State creates database to flag "dirty cops" job-hopping

BROWN COUNTY, Wis. (WBAY) - The Wisconsin Department of Justice is making a new effort to improve public trust in law enforcement by trying to prevent potential "dirty cops" from job-hopping.

DOJ says it's a real problem, so it's trying to close loopholes in the system.

And law enforcement say they owe it to the public to do it.

When former-Officer Kevin Vanden Huevel was investigated and eventually convicted for misconduct in office for stealing from the DARE Program, the Brown County Sheriff's Office had to work hard to restore public trust, and quickly saw how critical that is in the community.

"That was disheartening. I mean, that was a disappointment to the community, but it was a disappointment internally as well, so we want to avoid that at all costs with potential hires and future servants to the agency," says Captain Jody Lemmens with the Brown County Sheriff's Office.

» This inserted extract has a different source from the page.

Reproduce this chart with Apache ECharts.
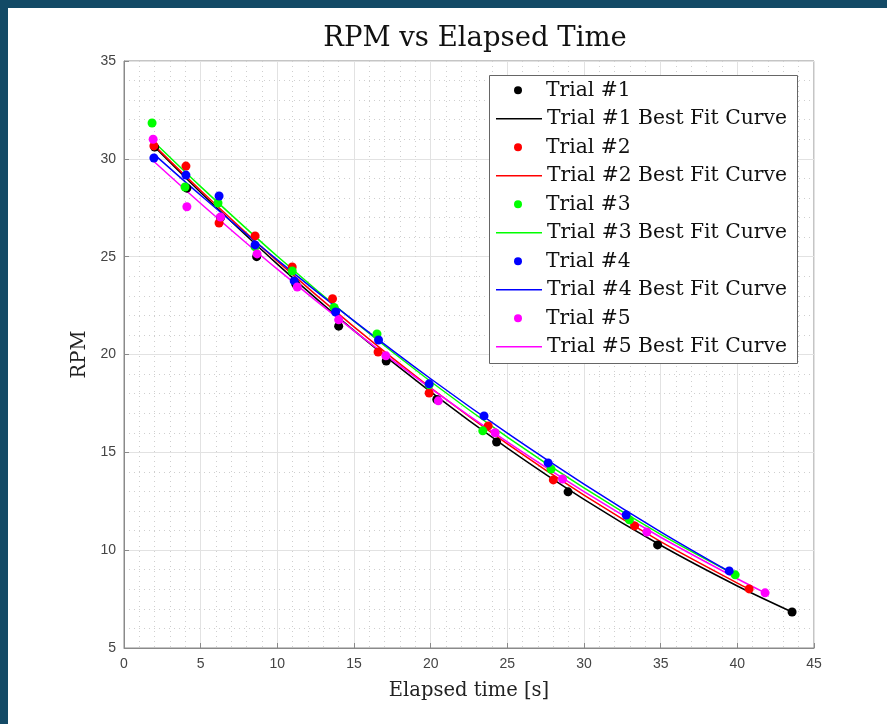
<!DOCTYPE html>
<html>
<head>
<meta charset="utf-8">
<script src="https://cdn.jsdelivr.net/npm/echarts@6/dist/echarts.min.js"></script>
<style>
  html, body { margin: 0; padding: 0; width: 887px; height: 724px; overflow: hidden; background: #134a66; }
  #paper { position: absolute; left: 8px; top: 8px; right: 0; bottom: 0; background: #ffffff; }
  #chart { position: absolute; left: 0; top: 0; width: 887px; height: 724px; }
</style>
</head>
<body>
<div id="paper"></div>
<div id="chart"></div>
<script>
// ---- Data ----
const xTicks = [0, 5, 10, 15, 20, 25, 30, 35, 40, 45];
const yTicks = [5, 10, 15, 20, 25, 30, 35];

const trialNames = ['Trial #1', 'Trial #2', 'Trial #3', 'Trial #4', 'Trial #5'];
const trialColors = ['#000000', '#ff0000', '#00ff00', '#0000ff', '#ff00ff'];

// measured points [elapsed time s, RPM]
const trial1 = [[2.0,30.6],[4.1,28.5],[6.3,27.0],[8.65,25.0],[11.2,23.6],[14.0,21.45],[17.1,19.67],[20.4,17.7],[24.3,15.53],[28.96,12.98],[34.8,10.27],[43.57,6.84]];
const trial2 = [[1.95,30.66],[4.04,29.63],[6.2,26.72],[8.55,26.06],[10.97,24.47],[13.6,22.85],[16.57,20.13],[19.9,18.03],[23.75,16.35],[28.0,13.59],[33.3,11.24],[40.77,8.02]];
const trial3 = [[1.83,31.83],[3.98,28.56],[6.13,27.74],[8.55,25.5],[10.97,24.27],[13.7,22.4],[16.5,21.05],[19.9,18.45],[23.4,16.1],[27.85,14.15],[32.96,11.55],[39.86,8.74]];
const trial4 = [[1.95,30.04],[4.04,29.17],[6.2,28.1],[8.55,25.6],[11.1,23.76],[13.8,22.17],[16.6,20.74],[19.9,18.5],[23.48,16.86],[27.66,14.46],[32.75,11.8],[39.47,8.94]];
const trial5 = [[1.9,31.0],[4.1,27.55],[6.3,27.03],[8.68,25.14],[11.3,23.45],[14.0,21.77],[17.08,19.93],[20.5,17.63],[24.2,16.0],[28.6,13.64],[34.1,10.93],[41.81,7.82]];

// best fit curves
const fit1 = [[2,30.6],[5,28.28],[10,24.62],[15,21.22],[20,18.09],[25,15.22],[30,12.6],[35,10.25],[40,8.17],[43.57,6.84]];
const fit2 = [[1.95,30.7],[5,28.38],[10,24.77],[15,21.41],[20,18.3],[25,15.43],[30,12.81],[35,10.44],[40,8.32],[40.77,8.02]];
const fit3 = [[1.83,30.96],[5,28.58],[10,25.02],[15,21.7],[20,18.62],[25,15.78],[30,13.18],[35,10.81],[39.86,8.74]];
const fit4 = [[1.95,30.24],[5,28.14],[10,24.84],[15,21.72],[20,18.76],[25,15.98],[30,13.38],[35,10.94],[39.47,8.91]];
const fit5 = [[1.9,29.9],[5,27.72],[10,24.36],[15,21.21],[20,18.27],[25,15.53],[30,12.99],[35,10.66],[40,8.54],[41.81,7.82]];

const trials = [trial1, trial2, trial3, trial4, trial5];
const fits = [fit1, fit2, fit3, fit4, fit5];

// ---- Chart ----
const serif = 'DejaVu Serif';
const sans = 'Liberation Sans';
const lineSeries = [];
const pointSeries = [];
const pointNames = [];
const fitNames = [];
trialNames.forEach((name, i) => {
  const fitName = name + ' Best Fit Curve';
  pointNames.push({ name: name, icon: 'circle' });
  fitNames.push({ name: fitName, icon: 'rect' });
  pointSeries.push({
    name: name, type: 'scatter', data: trials[i], symbol: 'circle', symbolSize: 9,
    itemStyle: { color: trialColors[i], opacity: 1 }, z: 3
  });
  lineSeries.push({
    name: fitName, type: 'line', data: fits[i], symbol: 'none', smooth: 0.3,
    lineStyle: { color: trialColors[i], width: 1.5 }, itemStyle: { color: trialColors[i] }, z: 2
  });
});

const rowH = 28.5;
const legendLeft = 489, legendTop = 75, legendW = 308, legendH = 288;
const legendText = { fontFamily: serif, fontSize: 20.3, color: '#111', lineHeight: rowH };

const chart = echarts.init(document.getElementById('chart'), null, { renderer: 'canvas' });
chart.setOption({
  backgroundColor: 'transparent',
  animation: false,
  title: {
    text: 'RPM vs Elapsed Time', left: 470, top: 20, textAlign: 'center',
    textStyle: { fontFamily: serif, fontSize: 27.5, fontWeight: 'normal', color: '#111' }
  },
  grid: { left: 124, right: 73, top: 61, bottom: 76, show: true, borderColor: '#8a8a8a', borderWidth: 1, backgroundColor: 'transparent' },
  graphic: [{
    type: 'rect', left: legendLeft, top: legendTop, z: 5,
    shape: { width: legendW, height: legendH },
    style: { fill: '#ffffff', stroke: '#666666', lineWidth: 1 }
  }],
  legend: [{
    orient: 'vertical', left: legendLeft + 25, top: legendTop + 1, selectedMode: false, z: 6,
    data: pointNames, itemWidth: 46, itemHeight: 8, itemGap: rowH, padding: 0,
    textStyle: legendText
  }, {
    orient: 'vertical', left: legendLeft + 7, top: legendTop + 1 + rowH, selectedMode: false, z: 6,
    data: fitNames, itemWidth: 46, itemHeight: 1.5, itemGap: rowH, padding: 0,
    textStyle: legendText
  }],
  xAxis: {
    type: 'value', min: xTicks[0], max: xTicks[xTicks.length - 1], interval: 5,
    name: 'Elapsed time [s]', nameLocation: 'middle', nameGap: 33,
    nameTextStyle: { fontFamily: serif, fontSize: 19.5, color: '#222' },
    axisLine: { show: true, lineStyle: { color: '#8a8a8a' } },
    axisTick: { show: true, inside: true, length: 5, lineStyle: { color: '#8a8a8a' } },
    axisLabel: { fontFamily: sans, fontSize: 14, color: '#444', margin: 9 },
    splitLine: { show: true, lineStyle: { color: '#e2e2e2', width: 1 } },
    minorTick: { show: false, splitNumber: 5 },
    minorSplitLine: { show: true, lineStyle: { color: '#cfcfcf', type: [1, 4], width: 1 } }
  },
  yAxis: {
    type: 'value', min: yTicks[0], max: yTicks[yTicks.length - 1], interval: 5,
    name: 'RPM', nameLocation: 'middle', nameGap: 30,
    nameTextStyle: { fontFamily: serif, fontSize: 19.5, color: '#222' },
    axisLine: { show: true, lineStyle: { color: '#8a8a8a' } },
    axisTick: { show: true, inside: true, length: 5, lineStyle: { color: '#8a8a8a' } },
    axisLabel: { fontFamily: sans, fontSize: 14, color: '#444', margin: 8 },
    splitLine: { show: true, lineStyle: { color: '#e2e2e2', width: 1 } },
    minorTick: { show: false, splitNumber: 5 },
    minorSplitLine: { show: true, lineStyle: { color: '#cfcfcf', type: [1, 4], width: 1 } }
  },
  series: lineSeries.concat(pointSeries)
});
</script>
</body>
</html>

The Department of Justice is rolling out a new system this year to better alert police departments if an officer with a questionable past tries flying under the radar to get a job in a new community.

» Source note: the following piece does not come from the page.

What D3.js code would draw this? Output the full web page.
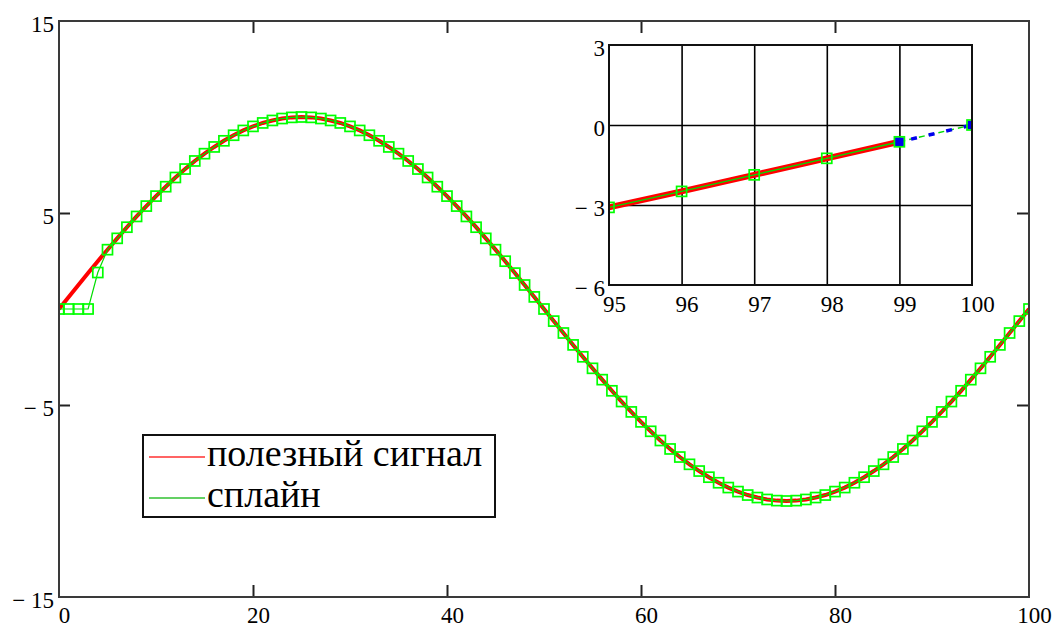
<!DOCTYPE html>
<html>
<head>
<meta charset="utf-8">
<script src="https://cdn.jsdelivr.net/npm/d3@7"></script>
<style>
  html, body { margin: 0; padding: 0; background: #fff; }
  svg { display: block; }
  text { font-family: "Liberation Serif", "Times New Roman", serif; fill: #000; }
</style>
</head>
<body>
<svg id="chart" width="1054" height="628"></svg>
<script>
// ---------- data ----------
const xValues = d3.range(0, 101);              // sample index 0..100
const signal = [0,0.63,1.25,1.87,2.49,3.09,3.68,4.26,4.82,5.36,5.88,6.37,6.85,7.29,7.71,8.09,8.44,8.76,9.05,9.30,9.51,9.69,9.82,9.92,9.98,10,
  9.98,9.92,9.82,9.69,9.51,9.30,9.05,8.76,8.44,8.09,7.71,7.29,6.85,6.37,5.88,5.36,4.82,4.26,3.68,3.09,2.49,1.87,1.25,0.63,0,
  -0.63,-1.25,-1.87,-2.49,-3.09,-3.68,-4.26,-4.82,-5.36,-5.88,-6.37,-6.85,-7.29,-7.71,-8.09,-8.44,-8.76,-9.05,-9.30,-9.51,-9.69,-9.82,-9.92,-9.98,-10,
  -9.98,-9.92,-9.82,-9.69,-9.51,-9.30,-9.05,-8.76,-8.44,-8.09,-7.71,-7.29,-6.85,-6.37,-5.88,-5.36,-4.82,-4.26,-3.68,-3.09,-2.49,-1.87,-1.25,-0.63,0];
const spline = [0,0,0,0,1.9,3.09,3.68,4.26,4.82,5.36,5.88,6.37,6.85,7.29,7.71,8.09,8.44,8.76,9.05,9.30,9.51,9.69,9.82,9.92,9.98,10,
  9.98,9.92,9.82,9.69,9.51,9.30,9.05,8.76,8.44,8.09,7.71,7.29,6.85,6.37,5.88,5.36,4.82,4.26,3.68,3.09,2.49,1.87,1.25,0.63,0,
  -0.63,-1.25,-1.87,-2.49,-3.09,-3.68,-4.26,-4.82,-5.36,-5.88,-6.37,-6.85,-7.29,-7.71,-8.09,-8.44,-8.76,-9.05,-9.30,-9.51,-9.69,-9.82,-9.92,-9.98,-10,
  -9.98,-9.92,-9.82,-9.69,-9.51,-9.30,-9.05,-8.76,-8.44,-8.09,-7.71,-7.29,-6.85,-6.37,-5.88,-5.36,-4.82,-4.26,-3.68,-3.09,-2.49,-1.87,-1.25,-0.63,0];
const legendLabels = ["полезный сигнал", "сплайн"];

const mainXTicks = [0, 20, 40, 60, 80, 100];
const mainYTicks = [-15, -5, 5, 15];
const mainInnerXTicks = [20, 40, 60, 80];
const mainInnerYTicks = [-5, 5];

const insetXTicks = [95, 96, 97, 98, 99, 100];
const insetYTicks = [-6, -3, 0, 3];
const insetSolidEnd = 99;        // solid curves end here in the inset
const insetExtX = [99, 100];     // dashed extension segment
const insetExtY = [-0.63, 0];

// ---------- layout ----------
const svg = d3.select("#chart");
const M = { left: 59, right: 1029, top: 21, bottom: 597 };
const I = { left: 609, right: 972, top: 45, bottom: 285 };
const FS = 23;
const fmt = d => d < 0 ? "\u2212 " + Math.abs(d) : String(d);

const x = d3.scaleLinear().domain([0, 100]).range([M.left, M.right]);
const y = d3.scaleLinear().domain([-15, 15]).range([M.bottom, M.top]);

const pts = (ys, xs) => xs.map((xv, i) => [xv, ys[i]]);
const sigPts = pts(signal, xValues);
const splPts = pts(spline, xValues);

// ---------- main plot ----------
svg.append("clipPath").attr("id", "mainClip").append("rect")
  .attr("x", M.left).attr("y", M.top).attr("width", M.right - M.left).attr("height", M.bottom - M.top);

const plot = svg.append("g").attr("clip-path", "url(#mainClip)");
const line = d3.line().x(d => x(d[0])).y(d => y(d[1]));

plot.append("path").datum(sigPts).attr("d", line)
  .attr("fill", "none").attr("stroke", "#ff0000").attr("stroke-width", 4);
plot.append("path").datum(splPts).attr("d", line)
  .attr("fill", "none").attr("stroke", "#00dd00").attr("stroke-width", 1.2);
const sq = 10;
plot.selectAll("rect.mk").data(splPts).join("rect").attr("class", "mk")
  .attr("x", d => x(d[0]) - sq / 2).attr("y", d => y(d[1]) - sq / 2)
  .attr("width", sq).attr("height", sq)
  .attr("fill", "none").attr("stroke", "#00ff00").attr("stroke-width", 1.7);

// inner ticks
const tickStyle = g => { g.select(".domain").remove(); g.selectAll("line").attr("stroke", "#222").attr("stroke-width", 2); g.selectAll("text").remove(); };
svg.append("g").attr("transform", `translate(0,${M.bottom})`)
  .call(d3.axisTop(x).tickValues(mainInnerXTicks).tickSize(12)).call(tickStyle);
svg.append("g").attr("transform", `translate(0,${M.top})`)
  .call(d3.axisBottom(x).tickValues(mainInnerXTicks).tickSize(12)).call(tickStyle);
svg.append("g").attr("transform", `translate(${M.left},0)`)
  .call(d3.axisRight(y).tickValues(mainInnerYTicks).tickSize(11)).call(tickStyle);
svg.append("g").attr("transform", `translate(${M.right},0)`)
  .call(d3.axisLeft(y).tickValues(mainInnerYTicks).tickSize(12)).call(tickStyle);

// frame
svg.append("rect").attr("x", M.left).attr("y", M.top)
  .attr("width", M.right - M.left).attr("height", M.bottom - M.top)
  .attr("fill", "none").attr("stroke", "#3a3a3a").attr("stroke-width", 2);

// labels
const labelStyle = g => { g.select(".domain").remove(); g.selectAll("line").remove();
  g.attr("font-family", null);
  g.selectAll("text").attr("font-family", "Liberation Serif").attr("font-size", FS).attr("fill", "#000"); };
svg.append("g").attr("transform", `translate(0,${M.bottom})`)
  .call(d3.axisBottom(x).tickValues(mainXTicks).tickSize(0).tickPadding(10).tickFormat(fmt))
  .call(labelStyle).call(g => g.selectAll("text").attr("dx", 5));
svg.append("g").attr("transform", `translate(${M.left},0)`)
  .call(d3.axisLeft(y).tickValues(mainYTicks).tickSize(0).tickPadding(5).tickFormat(fmt))
  .call(labelStyle).call(g => g.selectAll("text").attr("transform", "translate(0,3)"));

// ---------- legend ----------
const leg = svg.append("g");
leg.append("rect").attr("x", 143).attr("y", 435).attr("width", 352).attr("height", 82)
  .attr("fill", "#fff").attr("stroke", "#111").attr("stroke-width", 2);
const legColors = ["#ff3030", "#30c030"];
const legY = [457, 498];
legendLabels.forEach((t, i) => {
  leg.append("line").attr("x1", 149).attr("x2", 205).attr("y1", legY[i]).attr("y2", legY[i])
    .attr("stroke", legColors[i]).attr("stroke-width", 1.5);
  leg.append("text").attr("x", 207).attr("y", legY[i] + 9).attr("font-size", 38).text(t);
});

// ---------- inset ----------
const ix = d3.scaleLinear().domain([95, 100]).range([I.left, I.right]);
const iy = d3.scaleLinear().domain([-6, 3]).range([I.bottom, I.top]);
svg.append("rect").attr("x", I.left).attr("y", I.top).attr("width", I.right - I.left).attr("height", I.bottom - I.top)
  .attr("fill", "#fff");
svg.append("clipPath").attr("id", "insetClip").append("rect")
  .attr("x", I.left).attr("y", I.top).attr("width", I.right - I.left).attr("height", I.bottom - I.top);

// grid
svg.append("g").attr("transform", `translate(0,${I.bottom})`)
  .call(d3.axisTop(ix).tickValues(insetXTicks.slice(1, -1)).tickSize(I.bottom - I.top))
  .call(g => { g.select(".domain").remove(); g.selectAll("text").remove(); g.selectAll("line").attr("stroke", "#000").attr("stroke-width", 1.6); });
svg.append("g").attr("transform", `translate(${I.left},0)`)
  .call(d3.axisRight(iy).tickValues(insetYTicks.slice(1, -1)).tickSize(I.right - I.left))
  .call(g => { g.select(".domain").remove(); g.selectAll("text").remove(); g.selectAll("line").attr("stroke", "#000").attr("stroke-width", 1.6); });

const iplot = svg.append("g").attr("clip-path", "url(#insetClip)");
const iline = d3.line().x(d => ix(d[0])).y(d => iy(d[1]));
const inSolid = d => d[0] >= 94 && d[0] <= insetSolidEnd;
iplot.append("path").datum(sigPts.filter(inSolid)).attr("d", iline)
  .attr("fill", "none").attr("stroke", "#ff0000").attr("stroke-width", 6);
iplot.append("path").datum(splPts.filter(inSolid)).attr("d", iline)
  .attr("fill", "none").attr("stroke", "#00dd00").attr("stroke-width", 1.4);
const extPts = pts(insetExtY, insetExtX);
iplot.append("path").datum(extPts).attr("d", iline)
  .attr("fill", "none").attr("stroke", "#00dd00").attr("stroke-width", 1.4).attr("stroke-dasharray", "6,4");
iplot.append("path").datum(extPts).attr("d", iline)
  .attr("fill", "none").attr("stroke", "#0000ee").attr("stroke-width", 3.5).attr("stroke-dasharray", "6,12").attr("stroke-dashoffset", -12);
iplot.selectAll("rect.bm").data(extPts).join("rect").attr("class", "bm")
  .attr("x", d => ix(d[0]) - 4.5).attr("y", d => iy(d[1]) - 4.5).attr("width", 9).attr("height", 9)
  .attr("fill", "#0000ee");
iplot.selectAll("rect.im").data(splPts.filter(d => d[0] >= 95)).join("rect").attr("class", "im")
  .attr("x", d => ix(d[0]) - sq / 2).attr("y", d => iy(d[1]) - sq / 2)
  .attr("width", sq).attr("height", sq)
  .attr("fill", "none").attr("stroke", "#00ff00").attr("stroke-width", 1.7);

svg.append("rect").attr("x", I.left).attr("y", I.top).attr("width", I.right - I.left).attr("height", I.bottom - I.top)
  .attr("fill", "none").attr("stroke", "#111").attr("stroke-width", 2);

svg.append("g").attr("transform", `translate(0,${I.bottom})`)
  .call(d3.axisBottom(ix).tickValues(insetXTicks).tickSize(0).tickPadding(11).tickFormat(fmt))
  .call(labelStyle).call(g => g.selectAll("text").attr("dx", 5));
svg.append("g").attr("transform", `translate(${I.left},0)`)
  .call(d3.axisLeft(iy).tickValues(insetYTicks).tickSize(0).tickPadding(4).tickFormat(fmt))
  .call(labelStyle).call(g => g.selectAll("text").attr("transform", "translate(0,3)"));
</script>
</body>
</html>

"I can see how some smaller agencies, who maybe don't have the resources to put forward into all of the background checks, that this has become exceptionally helpful to them," says Lemmens. "It hasn't really changed a whole lot about the way we do things, but it is another level of alert to making sure we're hiring quality candidates who we can trust."

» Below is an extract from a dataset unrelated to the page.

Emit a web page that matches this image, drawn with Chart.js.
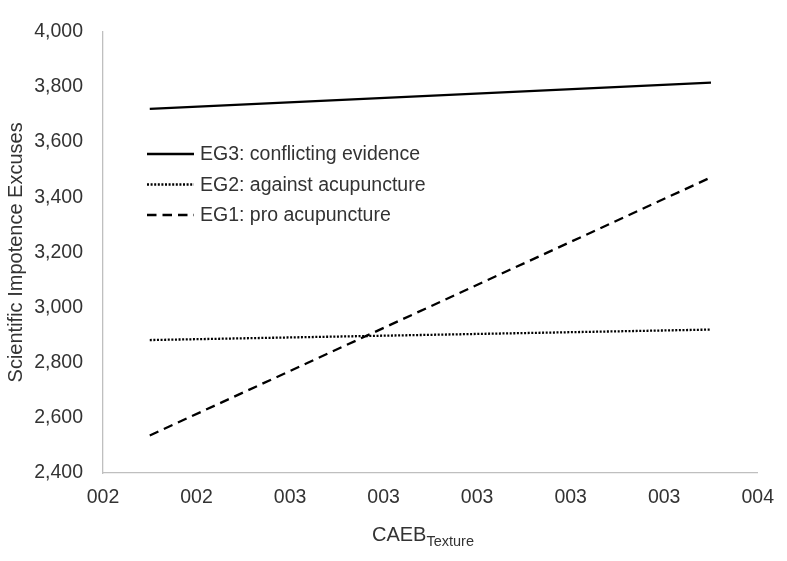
<!DOCTYPE html>
<html>
<head>
<meta charset="utf-8">
<script src="https://cdn.jsdelivr.net/npm/chart.js@4/dist/chart.umd.min.js"></script>
<style>
  html, body { margin: 0; padding: 0; background: #ffffff; }
  #wrap { width: 787px; height: 561px; position: relative; }
</style>
</head>
<body>
<div id="wrap"><canvas id="c" width="787" height="561"></canvas></div>
<script>
// ---- data ----
const xTickLabels = ['002', '002', '003', '003', '003', '003', '003', '004'];
const xPositions = [0.5, 6.5];
const seriesNames = ['EG3: conflicting evidence', 'EG2: against acupuncture', 'EG1: pro acupuncture'];
const eg3Values = [3720, 3815];
const eg2Values = [2882, 2920];
const eg1Values = [2536, 3472];
const yTicks = [2400, 2600, 2800, 3000, 3200, 3400, 3600, 3800, 4000];

const FONT = "'Liberation Sans', Arial, sans-serif";
const TXT = '#333333';
const dashes = [[], [2, 1.6], [9.5, 6]];
const allValues = [eg3Values, eg2Values, eg1Values];

const datasets = allValues.map((vals, i) => ({
  label: seriesNames[i],
  data: vals.map((v, j) => ({ x: xPositions[j], y: v })),
  borderColor: '#000000',
  borderWidth: 2.3,
  borderDash: dashes[i],
  borderCapStyle: 'butt',
  pointRadius: 0,
  fill: false,
  tension: 0
}));

const legendPlugin = {
  id: 'customLegend',
  afterDraw(chart) {
    const ctx = chart.ctx;
    ctx.save();
    ctx.font = '19.5px ' + FONT;
    ctx.textBaseline = 'middle';
    seriesNames.forEach((name, i) => {
      const y = 154 + i * 30.5;
      ctx.beginPath();
      ctx.setLineDash(dashes[i]);
      ctx.lineWidth = 2.3;
      ctx.strokeStyle = '#000';
      ctx.moveTo(147, y);
      ctx.lineTo(194, y);
      ctx.stroke();
      ctx.setLineDash([]);
      ctx.fillStyle = TXT;
      ctx.fillText(name, 200, y + 1);
    });
    ctx.restore();
  }
};

const xTitlePlugin = {
  id: 'xTitle',
  afterDraw(chart) {
    const ctx = chart.ctx;
    ctx.save();
    ctx.fillStyle = TXT;
    ctx.textBaseline = 'alphabetic';
    ctx.font = '20px ' + FONT;
    const main = 'CAEB';
    const wMain = ctx.measureText(main).width;
    ctx.font = '14.5px ' + FONT;
    const sub = 'Texture';
    const wSub = ctx.measureText(sub).width;
    const cx = 423;
    const x0 = cx - (wMain + wSub) / 2;
    const base = 541;
    ctx.font = '20px ' + FONT;
    ctx.fillText(main, x0, base);
    ctx.font = '14.5px ' + FONT;
    ctx.fillText(sub, x0 + wMain, base + 5);
    ctx.restore();
  }
};

new Chart(document.getElementById('c'), {
  type: 'line',
  data: { datasets },
  options: {
    responsive: false,
    animation: false,
    devicePixelRatio: 1,
    layout: { padding: { left: 0, right: 25, top: 16, bottom: 0 } },
    plugins: { legend: { display: false }, tooltip: { enabled: false } },
    scales: {
      x: {
        type: 'linear',
        min: 0,
        max: 7,
        afterFit(scale) { scale.height = 88; },
        afterBuildTicks(scale) {
          scale.ticks = xTickLabels.map((_, i) => ({ value: i }));
        },
        ticks: {
          autoSkip: false,
          maxRotation: 0,
          padding: 13,
          color: TXT,
          font: { family: FONT, size: 19.5 },
          callback: (v) => xTickLabels[Math.round(v)]
        },
        grid: { display: false, drawTicks: false },
        border: { display: true, color: '#bfbfbf', width: 1.3 }
      },
      y: {
        type: 'linear',
        min: 2400,
        max: 4000,
        afterFit(scale) { scale.width = 103; },
        afterBuildTicks(scale) {
          scale.ticks = yTicks.map(v => ({ value: v }));
        },
        ticks: {
          padding: 20,
          color: TXT,
          font: { family: FONT, size: 19.5 },
          callback: (v) => v.toLocaleString('en-US')
        },
        grid: { display: false, drawTicks: false },
        border: { display: true, color: '#bfbfbf', width: 1.3 },
        title: {
          display: true,
          text: 'Scientific Impotence Excuses',
          color: TXT,
          font: { family: FONT, size: 20, lineHeight: 1.2 },
          padding: { top: 4, bottom: 0 }
        }
      }
    }
  },
  plugins: [legendPlugin, xTitlePlugin]
});
</script>
</body>
</html>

DOJ is now requiring agencies to report when an officer is fired, resigns instead of being fired or resigns under investigation.

Then, if that officer applies to another agency in Wisconsin, their name is flagged and DOJ alerts that new police department.

It won't reveal details, but instead tell that new agency to contact the former one.

"It happens infrequently, because, as a profession, we have outstanding men and women who are serving our communities," says Brian O'Keefe, administrator for Wisconsin's Division of Criminal Investigation. "We don't want to have any gaps whatsoever and it does happen enough that law enforcement in the state was asking for a better system to ensure they weren't getting somebody jumping from agency to agency."

The system is designed to close loopholes like cases where officers worked out non-disclosure agreements. In those cases, they'd agree to leave their job but their police department could not tell future agencies what happened.

Or, in many other instances, a hiring agency wasn't allowed to see an officer's old personnel files.

The DOJ is trying to write legislation to give agencies access to those files, without civil or criminal liability.

It believes this database is a big step in maintaining a credible police force.

DOJ says there are about 60 officers flagged in this new system.

"We don't want them in our profession, and we don't look at it as a good person that's gone bad. We look at it as a bad guy who got one of our badges. We want it back," says O'Keefe.

"There's just no room in law enforcement for dishonest people. Our reputation is founded on that, so we need to make sure that we're hiring good, ethically sound individuals with high integrity," adds Lemmens.